Ilocano local approach to long-life agriculture: Ilala in Ilocano means concern to save something from being lost. Ilala is not equivalent to the Tagalog word sayang, which means pity or what a waste – and there is no attempt to rescue it from being lost. With Ilala, we Ilocanos make sure that the thing or object in question is safe from disappearing altogether.

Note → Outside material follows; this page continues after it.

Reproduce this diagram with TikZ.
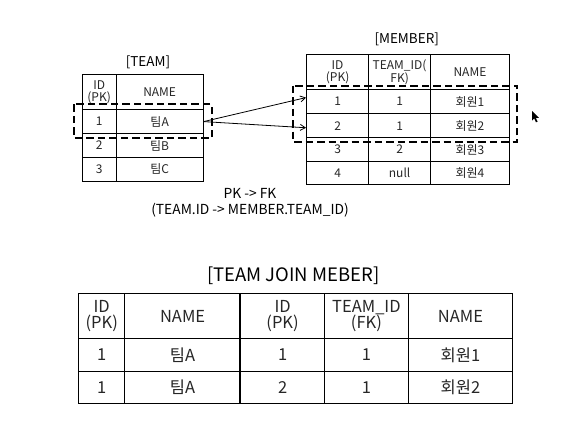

The essence of the modern Ilala is organic matter in the soil, your organic soil, which contains your organic water and, with it, all the organic nutrients for your crops. The organic soil is better than your organic fertilizer, which is limited to only a few nutrients and, more importantly, does not give you organic water. Would you believe? Organic matter can hold water up to 20 times its weight! ( Another way of putting that is this: An increase of 1% organic matter means your soil can hold an additional 170,000 L/ha (Pioneers of Nutrition Farming,

So, to apply Ilala, Ilocano-like, you don't need fertilizer or irrigation water to farm a field and harvest plenty. All you need to do as a farmer is to create all over your field a compost pile, which is your organic matter plus soil, which is not only a water-holder but also a nutrient-holder. Again, Ilocano-like, you build this kind of soil at the top of your field with minimum cost: You simply pass the rotavator, big-wheel Howard or small-wheel kuliglig, lightly over your field, over and above the crop leftovers and weeds – no burning please; thereby, you create an organic mulch on your field. And so, if you practice minimum or zero cultivation, you need to spend much less on labor and yet you enjoy much more produce. When you practice Ilala, El Niño or not, there will no longer be drought in your field. If you do Ilala for a thousand days, your soil will never be poor again, and so will you.

The current practices of clean culture in the growing of rice that leaves the field barren except for the rice,  the abuse of irrigation water from whatever source, not harvesting the rain, and not harvesting the water from organic matter, all aggravate drought. Drought of a thousand days brought about by climate change is not the enemy of the farmers – it is drought brought about by primates who refuse to change.